> [THE EXERCISE]
Below, find the line containing "Reproduce this chart with matplotlib." and the line containing "from matplotlib import font_manager"; reproduce exactly those two and every line between them, omitting pictures.

— Start of MATERIAL PROVIDED —

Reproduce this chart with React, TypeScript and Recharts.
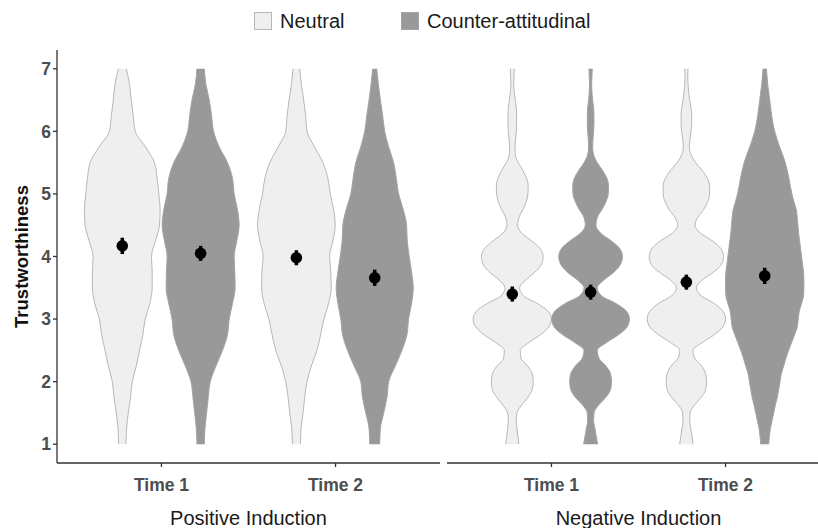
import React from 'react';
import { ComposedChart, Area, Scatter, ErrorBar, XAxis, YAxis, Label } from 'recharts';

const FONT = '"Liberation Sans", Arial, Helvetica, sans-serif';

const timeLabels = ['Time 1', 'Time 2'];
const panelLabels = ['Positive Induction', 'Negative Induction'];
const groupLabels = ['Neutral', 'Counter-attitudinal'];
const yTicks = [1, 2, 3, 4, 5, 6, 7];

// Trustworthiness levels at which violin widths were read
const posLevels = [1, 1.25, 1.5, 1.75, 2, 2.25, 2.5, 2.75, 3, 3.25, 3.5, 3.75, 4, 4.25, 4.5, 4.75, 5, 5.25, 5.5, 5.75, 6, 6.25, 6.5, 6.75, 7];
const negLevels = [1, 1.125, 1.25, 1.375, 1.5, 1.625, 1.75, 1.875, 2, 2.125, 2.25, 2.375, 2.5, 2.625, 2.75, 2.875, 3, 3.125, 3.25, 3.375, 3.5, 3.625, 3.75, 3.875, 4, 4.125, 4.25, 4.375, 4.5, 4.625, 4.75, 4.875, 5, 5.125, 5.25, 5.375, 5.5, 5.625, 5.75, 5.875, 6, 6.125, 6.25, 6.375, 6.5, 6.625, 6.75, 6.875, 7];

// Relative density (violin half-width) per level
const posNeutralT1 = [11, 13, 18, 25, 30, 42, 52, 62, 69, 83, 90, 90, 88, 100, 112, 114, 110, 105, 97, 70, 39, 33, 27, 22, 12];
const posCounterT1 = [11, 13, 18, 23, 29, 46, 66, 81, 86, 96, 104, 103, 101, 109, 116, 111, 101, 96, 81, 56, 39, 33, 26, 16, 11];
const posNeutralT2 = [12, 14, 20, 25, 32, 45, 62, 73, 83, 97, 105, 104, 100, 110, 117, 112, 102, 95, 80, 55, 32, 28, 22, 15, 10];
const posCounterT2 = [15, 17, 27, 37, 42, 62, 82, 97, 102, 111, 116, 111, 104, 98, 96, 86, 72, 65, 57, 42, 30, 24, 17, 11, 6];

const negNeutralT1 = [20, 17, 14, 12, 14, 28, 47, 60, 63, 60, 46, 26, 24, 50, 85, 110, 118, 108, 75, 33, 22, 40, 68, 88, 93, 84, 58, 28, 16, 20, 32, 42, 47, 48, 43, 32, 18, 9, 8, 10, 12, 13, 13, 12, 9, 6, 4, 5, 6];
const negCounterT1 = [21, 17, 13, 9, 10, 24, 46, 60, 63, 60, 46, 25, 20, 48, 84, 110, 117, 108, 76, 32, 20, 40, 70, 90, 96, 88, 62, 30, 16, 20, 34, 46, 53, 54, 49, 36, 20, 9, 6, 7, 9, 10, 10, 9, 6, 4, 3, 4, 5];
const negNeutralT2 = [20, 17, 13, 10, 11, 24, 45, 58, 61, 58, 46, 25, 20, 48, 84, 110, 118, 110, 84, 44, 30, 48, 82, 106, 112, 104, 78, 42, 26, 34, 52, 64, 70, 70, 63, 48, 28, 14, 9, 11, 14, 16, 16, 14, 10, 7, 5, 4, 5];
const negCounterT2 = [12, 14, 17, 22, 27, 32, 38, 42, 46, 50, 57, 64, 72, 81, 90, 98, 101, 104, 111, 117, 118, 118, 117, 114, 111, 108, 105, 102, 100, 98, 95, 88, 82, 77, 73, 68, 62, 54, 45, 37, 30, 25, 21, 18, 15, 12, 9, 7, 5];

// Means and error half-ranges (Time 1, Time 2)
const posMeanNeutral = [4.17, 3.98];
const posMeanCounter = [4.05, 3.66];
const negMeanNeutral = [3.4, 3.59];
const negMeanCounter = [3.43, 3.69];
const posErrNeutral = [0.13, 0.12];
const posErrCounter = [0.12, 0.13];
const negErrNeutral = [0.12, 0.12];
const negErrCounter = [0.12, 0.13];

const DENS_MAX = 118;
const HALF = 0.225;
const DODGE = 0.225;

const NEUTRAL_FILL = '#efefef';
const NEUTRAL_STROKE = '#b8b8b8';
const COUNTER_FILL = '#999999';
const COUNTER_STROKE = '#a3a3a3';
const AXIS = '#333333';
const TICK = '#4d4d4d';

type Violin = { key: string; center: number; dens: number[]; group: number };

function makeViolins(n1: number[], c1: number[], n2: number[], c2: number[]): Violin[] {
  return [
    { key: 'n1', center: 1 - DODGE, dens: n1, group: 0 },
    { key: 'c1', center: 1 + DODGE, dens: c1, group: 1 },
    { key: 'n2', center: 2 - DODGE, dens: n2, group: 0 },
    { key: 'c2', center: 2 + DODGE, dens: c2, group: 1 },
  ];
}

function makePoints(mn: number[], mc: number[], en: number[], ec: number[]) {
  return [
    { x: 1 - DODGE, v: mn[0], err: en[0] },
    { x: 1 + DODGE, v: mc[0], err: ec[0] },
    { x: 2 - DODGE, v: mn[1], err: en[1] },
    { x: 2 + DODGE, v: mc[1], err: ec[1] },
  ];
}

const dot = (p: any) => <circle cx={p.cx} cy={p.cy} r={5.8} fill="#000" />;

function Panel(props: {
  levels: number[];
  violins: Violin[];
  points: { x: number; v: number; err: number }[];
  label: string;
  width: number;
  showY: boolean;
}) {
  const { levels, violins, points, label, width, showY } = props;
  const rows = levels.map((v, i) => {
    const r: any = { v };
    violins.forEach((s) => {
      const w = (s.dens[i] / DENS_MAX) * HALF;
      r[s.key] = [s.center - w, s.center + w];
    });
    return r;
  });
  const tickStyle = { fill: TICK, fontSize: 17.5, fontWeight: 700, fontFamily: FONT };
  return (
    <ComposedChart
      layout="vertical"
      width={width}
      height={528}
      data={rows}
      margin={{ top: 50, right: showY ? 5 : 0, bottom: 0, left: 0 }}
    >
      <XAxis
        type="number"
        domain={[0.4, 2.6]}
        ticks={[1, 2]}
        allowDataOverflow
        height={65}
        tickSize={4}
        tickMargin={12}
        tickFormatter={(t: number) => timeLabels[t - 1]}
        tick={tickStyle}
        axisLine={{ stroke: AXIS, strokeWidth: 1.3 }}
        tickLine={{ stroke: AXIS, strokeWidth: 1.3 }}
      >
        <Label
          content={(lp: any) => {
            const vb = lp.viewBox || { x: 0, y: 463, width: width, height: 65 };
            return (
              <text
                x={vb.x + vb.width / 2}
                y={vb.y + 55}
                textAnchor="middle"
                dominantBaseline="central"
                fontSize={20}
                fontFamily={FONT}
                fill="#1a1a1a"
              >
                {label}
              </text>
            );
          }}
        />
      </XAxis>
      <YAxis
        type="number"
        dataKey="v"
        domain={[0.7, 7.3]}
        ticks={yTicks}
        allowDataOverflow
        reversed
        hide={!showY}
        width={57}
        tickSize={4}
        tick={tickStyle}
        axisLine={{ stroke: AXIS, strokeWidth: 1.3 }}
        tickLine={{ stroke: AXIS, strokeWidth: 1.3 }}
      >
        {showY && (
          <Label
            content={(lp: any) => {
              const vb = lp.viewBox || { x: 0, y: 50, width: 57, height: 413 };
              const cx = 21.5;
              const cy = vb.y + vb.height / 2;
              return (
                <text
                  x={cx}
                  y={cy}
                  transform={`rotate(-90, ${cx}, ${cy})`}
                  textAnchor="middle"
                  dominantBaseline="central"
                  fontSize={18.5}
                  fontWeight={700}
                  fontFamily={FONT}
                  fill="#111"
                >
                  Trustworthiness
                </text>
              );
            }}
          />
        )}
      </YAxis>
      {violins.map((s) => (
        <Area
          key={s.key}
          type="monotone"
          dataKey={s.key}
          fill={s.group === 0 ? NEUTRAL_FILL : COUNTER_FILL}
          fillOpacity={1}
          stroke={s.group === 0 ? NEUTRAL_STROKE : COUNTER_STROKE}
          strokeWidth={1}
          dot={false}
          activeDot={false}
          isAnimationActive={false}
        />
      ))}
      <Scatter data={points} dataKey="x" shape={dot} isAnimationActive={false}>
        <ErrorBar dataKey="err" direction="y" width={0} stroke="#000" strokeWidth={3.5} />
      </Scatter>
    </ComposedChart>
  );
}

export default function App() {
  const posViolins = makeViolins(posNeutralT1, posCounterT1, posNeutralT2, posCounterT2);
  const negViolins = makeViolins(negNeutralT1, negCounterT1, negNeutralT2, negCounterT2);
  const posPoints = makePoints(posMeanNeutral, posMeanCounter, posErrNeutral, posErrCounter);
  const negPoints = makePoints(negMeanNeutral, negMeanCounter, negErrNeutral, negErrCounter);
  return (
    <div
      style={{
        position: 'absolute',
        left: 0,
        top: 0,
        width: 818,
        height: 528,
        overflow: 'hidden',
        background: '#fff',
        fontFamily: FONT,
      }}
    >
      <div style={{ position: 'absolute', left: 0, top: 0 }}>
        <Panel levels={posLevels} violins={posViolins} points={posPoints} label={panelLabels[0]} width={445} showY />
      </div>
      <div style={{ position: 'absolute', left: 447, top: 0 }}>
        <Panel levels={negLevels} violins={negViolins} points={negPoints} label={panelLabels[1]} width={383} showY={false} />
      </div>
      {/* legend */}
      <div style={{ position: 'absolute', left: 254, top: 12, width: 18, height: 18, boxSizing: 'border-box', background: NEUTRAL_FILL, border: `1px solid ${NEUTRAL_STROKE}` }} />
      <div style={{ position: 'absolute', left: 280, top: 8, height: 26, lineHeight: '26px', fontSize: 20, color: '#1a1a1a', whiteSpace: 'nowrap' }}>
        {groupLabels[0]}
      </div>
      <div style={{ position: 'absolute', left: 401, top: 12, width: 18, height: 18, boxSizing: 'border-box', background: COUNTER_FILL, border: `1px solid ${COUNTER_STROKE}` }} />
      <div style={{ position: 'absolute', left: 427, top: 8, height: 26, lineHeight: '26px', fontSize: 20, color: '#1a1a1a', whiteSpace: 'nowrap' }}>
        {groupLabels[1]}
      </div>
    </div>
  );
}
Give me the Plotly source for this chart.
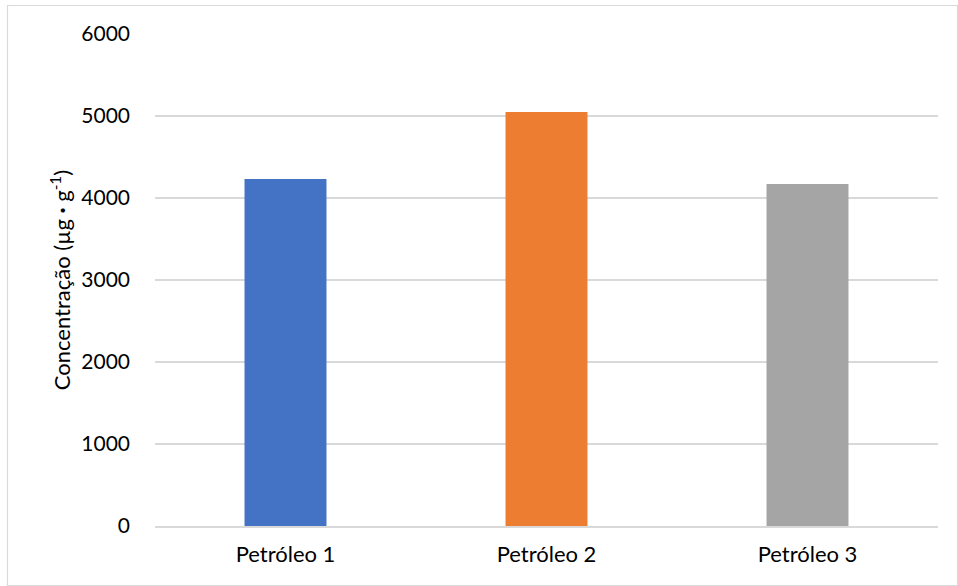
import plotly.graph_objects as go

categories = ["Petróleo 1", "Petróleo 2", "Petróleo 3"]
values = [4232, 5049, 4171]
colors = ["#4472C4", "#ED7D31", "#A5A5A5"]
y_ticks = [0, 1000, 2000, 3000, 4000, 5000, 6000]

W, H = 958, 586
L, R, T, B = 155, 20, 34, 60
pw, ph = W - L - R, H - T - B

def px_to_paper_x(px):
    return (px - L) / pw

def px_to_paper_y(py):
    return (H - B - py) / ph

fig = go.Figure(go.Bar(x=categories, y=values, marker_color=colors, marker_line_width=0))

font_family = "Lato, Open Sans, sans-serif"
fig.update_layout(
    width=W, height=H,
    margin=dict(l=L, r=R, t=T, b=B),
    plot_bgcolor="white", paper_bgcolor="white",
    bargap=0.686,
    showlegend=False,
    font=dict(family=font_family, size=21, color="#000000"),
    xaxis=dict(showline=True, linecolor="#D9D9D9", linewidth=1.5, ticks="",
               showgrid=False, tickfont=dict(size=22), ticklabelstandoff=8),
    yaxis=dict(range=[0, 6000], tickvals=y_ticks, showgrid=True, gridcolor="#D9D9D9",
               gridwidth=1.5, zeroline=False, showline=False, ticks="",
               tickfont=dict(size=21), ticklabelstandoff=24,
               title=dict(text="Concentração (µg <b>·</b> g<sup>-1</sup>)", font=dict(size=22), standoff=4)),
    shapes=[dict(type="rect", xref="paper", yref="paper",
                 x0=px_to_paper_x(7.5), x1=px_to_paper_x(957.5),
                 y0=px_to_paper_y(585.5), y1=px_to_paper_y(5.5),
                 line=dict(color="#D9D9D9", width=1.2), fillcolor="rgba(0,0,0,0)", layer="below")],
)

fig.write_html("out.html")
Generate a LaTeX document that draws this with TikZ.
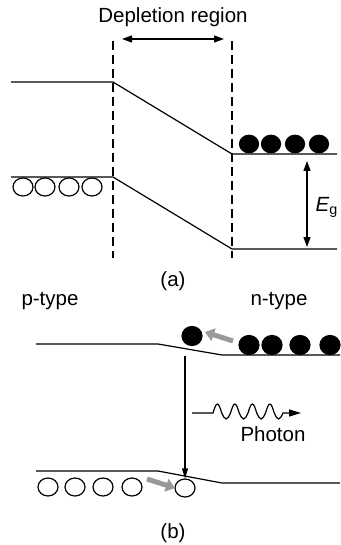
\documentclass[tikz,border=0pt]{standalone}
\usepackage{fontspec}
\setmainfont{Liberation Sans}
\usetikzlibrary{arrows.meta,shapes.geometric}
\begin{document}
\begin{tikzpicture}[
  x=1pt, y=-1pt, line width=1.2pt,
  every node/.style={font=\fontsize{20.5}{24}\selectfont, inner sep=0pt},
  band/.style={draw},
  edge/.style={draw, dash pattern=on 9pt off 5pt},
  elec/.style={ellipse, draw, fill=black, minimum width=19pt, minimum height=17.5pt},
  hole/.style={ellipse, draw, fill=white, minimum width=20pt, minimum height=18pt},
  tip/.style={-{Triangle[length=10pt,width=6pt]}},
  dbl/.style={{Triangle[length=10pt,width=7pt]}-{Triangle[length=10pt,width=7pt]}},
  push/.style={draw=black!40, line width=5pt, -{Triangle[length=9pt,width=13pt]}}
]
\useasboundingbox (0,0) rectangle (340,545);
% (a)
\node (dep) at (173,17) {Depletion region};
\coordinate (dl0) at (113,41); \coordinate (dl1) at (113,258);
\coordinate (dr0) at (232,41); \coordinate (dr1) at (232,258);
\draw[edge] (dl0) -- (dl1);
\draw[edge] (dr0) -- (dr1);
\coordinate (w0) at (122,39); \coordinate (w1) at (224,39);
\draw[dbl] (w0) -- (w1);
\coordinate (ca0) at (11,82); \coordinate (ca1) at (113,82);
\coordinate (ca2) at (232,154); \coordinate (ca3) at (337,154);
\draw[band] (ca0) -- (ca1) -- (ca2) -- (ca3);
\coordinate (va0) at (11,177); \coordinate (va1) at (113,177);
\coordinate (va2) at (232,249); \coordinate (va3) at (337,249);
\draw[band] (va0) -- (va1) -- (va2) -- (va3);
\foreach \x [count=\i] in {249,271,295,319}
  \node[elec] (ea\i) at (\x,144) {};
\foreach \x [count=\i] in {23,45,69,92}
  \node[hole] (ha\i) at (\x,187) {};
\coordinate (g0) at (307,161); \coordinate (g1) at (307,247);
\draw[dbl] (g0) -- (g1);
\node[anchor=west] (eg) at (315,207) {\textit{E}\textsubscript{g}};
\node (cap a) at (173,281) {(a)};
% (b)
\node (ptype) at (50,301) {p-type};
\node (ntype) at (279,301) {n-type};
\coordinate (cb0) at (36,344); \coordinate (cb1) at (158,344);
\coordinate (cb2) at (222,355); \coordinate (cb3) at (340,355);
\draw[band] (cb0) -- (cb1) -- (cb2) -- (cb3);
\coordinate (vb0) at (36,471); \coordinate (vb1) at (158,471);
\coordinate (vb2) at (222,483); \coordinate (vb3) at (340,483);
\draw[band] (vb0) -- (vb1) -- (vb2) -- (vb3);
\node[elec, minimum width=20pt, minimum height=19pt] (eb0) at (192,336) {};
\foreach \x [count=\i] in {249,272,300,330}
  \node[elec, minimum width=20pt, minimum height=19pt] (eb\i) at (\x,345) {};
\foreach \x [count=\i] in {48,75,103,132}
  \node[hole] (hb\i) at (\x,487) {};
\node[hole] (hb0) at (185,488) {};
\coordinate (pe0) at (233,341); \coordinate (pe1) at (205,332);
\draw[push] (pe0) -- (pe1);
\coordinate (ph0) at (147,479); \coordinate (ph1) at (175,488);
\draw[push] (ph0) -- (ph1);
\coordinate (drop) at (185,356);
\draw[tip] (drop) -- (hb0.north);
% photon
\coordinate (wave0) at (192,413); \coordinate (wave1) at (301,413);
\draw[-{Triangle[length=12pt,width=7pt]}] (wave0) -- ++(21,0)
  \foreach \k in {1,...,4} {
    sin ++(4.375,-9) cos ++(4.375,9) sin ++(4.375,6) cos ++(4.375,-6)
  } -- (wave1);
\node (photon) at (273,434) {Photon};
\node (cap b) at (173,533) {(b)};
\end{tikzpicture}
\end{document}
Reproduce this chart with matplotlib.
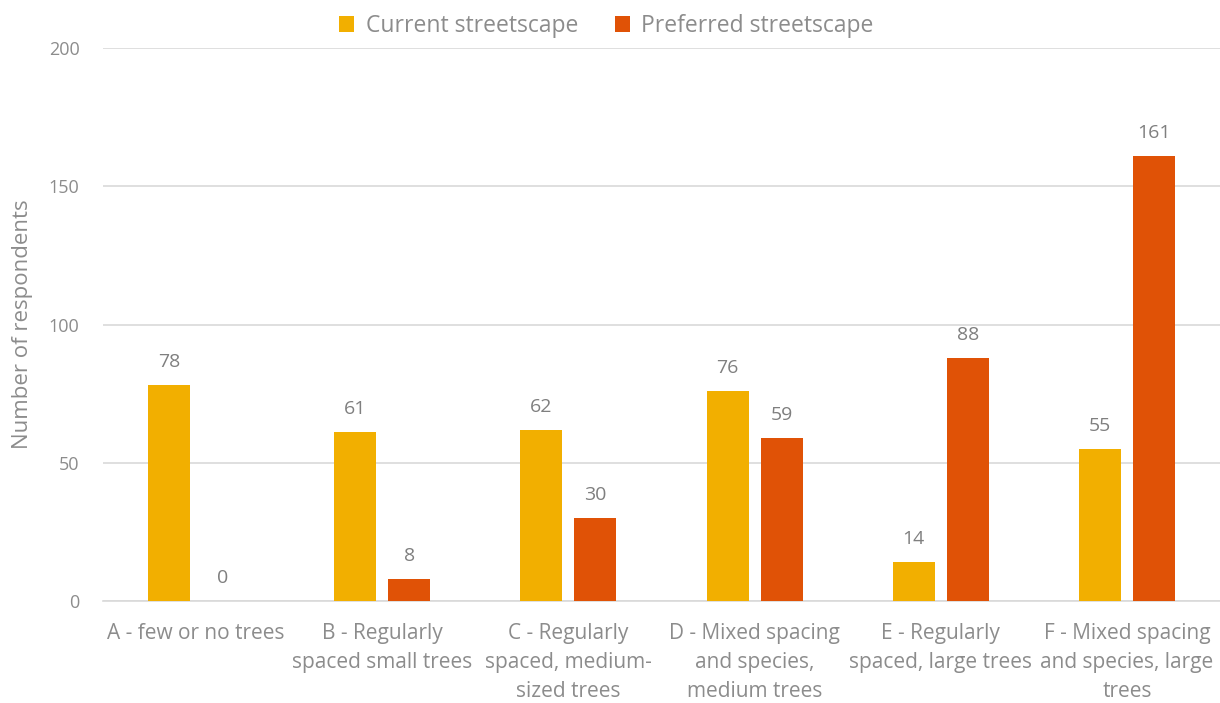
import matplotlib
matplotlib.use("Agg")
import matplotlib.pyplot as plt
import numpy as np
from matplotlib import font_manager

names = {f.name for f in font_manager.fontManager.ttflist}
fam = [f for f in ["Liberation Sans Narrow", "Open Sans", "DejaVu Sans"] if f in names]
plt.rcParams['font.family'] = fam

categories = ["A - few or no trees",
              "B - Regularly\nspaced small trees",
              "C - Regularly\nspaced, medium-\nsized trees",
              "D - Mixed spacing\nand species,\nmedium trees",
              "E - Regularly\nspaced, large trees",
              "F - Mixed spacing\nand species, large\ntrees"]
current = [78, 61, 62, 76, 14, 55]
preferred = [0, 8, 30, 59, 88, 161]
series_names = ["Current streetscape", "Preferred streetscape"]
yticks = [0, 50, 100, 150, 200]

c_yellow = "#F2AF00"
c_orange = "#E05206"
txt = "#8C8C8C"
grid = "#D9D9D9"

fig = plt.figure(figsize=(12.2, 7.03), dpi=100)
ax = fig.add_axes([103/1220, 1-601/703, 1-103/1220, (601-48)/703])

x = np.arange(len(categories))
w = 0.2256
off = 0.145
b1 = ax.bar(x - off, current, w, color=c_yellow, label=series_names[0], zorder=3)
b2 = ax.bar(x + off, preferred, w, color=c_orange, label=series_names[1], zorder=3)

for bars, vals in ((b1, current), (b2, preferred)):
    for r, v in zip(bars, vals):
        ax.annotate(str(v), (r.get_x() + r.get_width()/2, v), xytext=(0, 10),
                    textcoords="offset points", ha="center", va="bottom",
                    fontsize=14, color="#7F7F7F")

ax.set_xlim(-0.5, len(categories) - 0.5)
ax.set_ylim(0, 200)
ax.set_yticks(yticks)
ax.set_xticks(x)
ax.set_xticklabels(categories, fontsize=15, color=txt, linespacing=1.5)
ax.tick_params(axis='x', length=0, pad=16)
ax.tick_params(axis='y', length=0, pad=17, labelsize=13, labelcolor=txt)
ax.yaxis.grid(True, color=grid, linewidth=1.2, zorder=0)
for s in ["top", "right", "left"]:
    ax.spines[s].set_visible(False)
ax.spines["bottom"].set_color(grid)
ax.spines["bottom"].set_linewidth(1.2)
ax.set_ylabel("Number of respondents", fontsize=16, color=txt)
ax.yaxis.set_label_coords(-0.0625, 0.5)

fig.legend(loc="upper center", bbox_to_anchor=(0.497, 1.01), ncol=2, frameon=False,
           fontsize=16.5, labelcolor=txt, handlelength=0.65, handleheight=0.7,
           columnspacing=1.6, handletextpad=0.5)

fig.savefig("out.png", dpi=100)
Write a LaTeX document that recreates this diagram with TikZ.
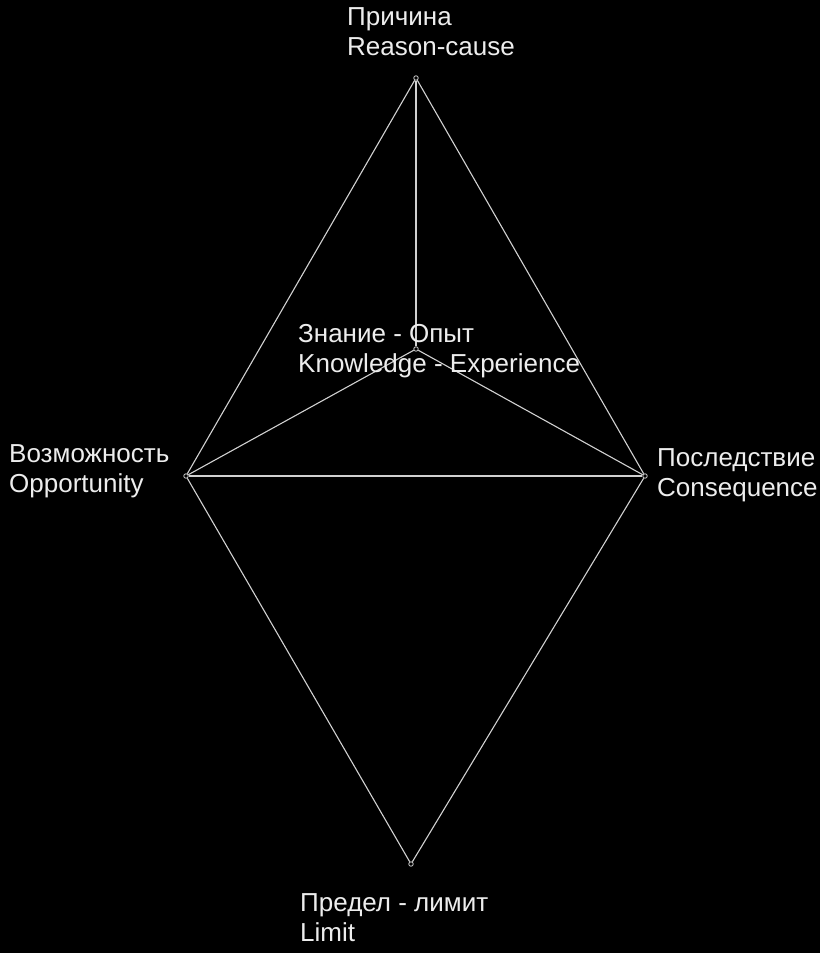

— End of MATERIAL PROVIDED —

> [TASK SOLUTION]
Reproduce this chart with matplotlib.
import matplotlib
matplotlib.use("Agg")
import matplotlib.pyplot as plt
import numpy as np
from matplotlib import font_manager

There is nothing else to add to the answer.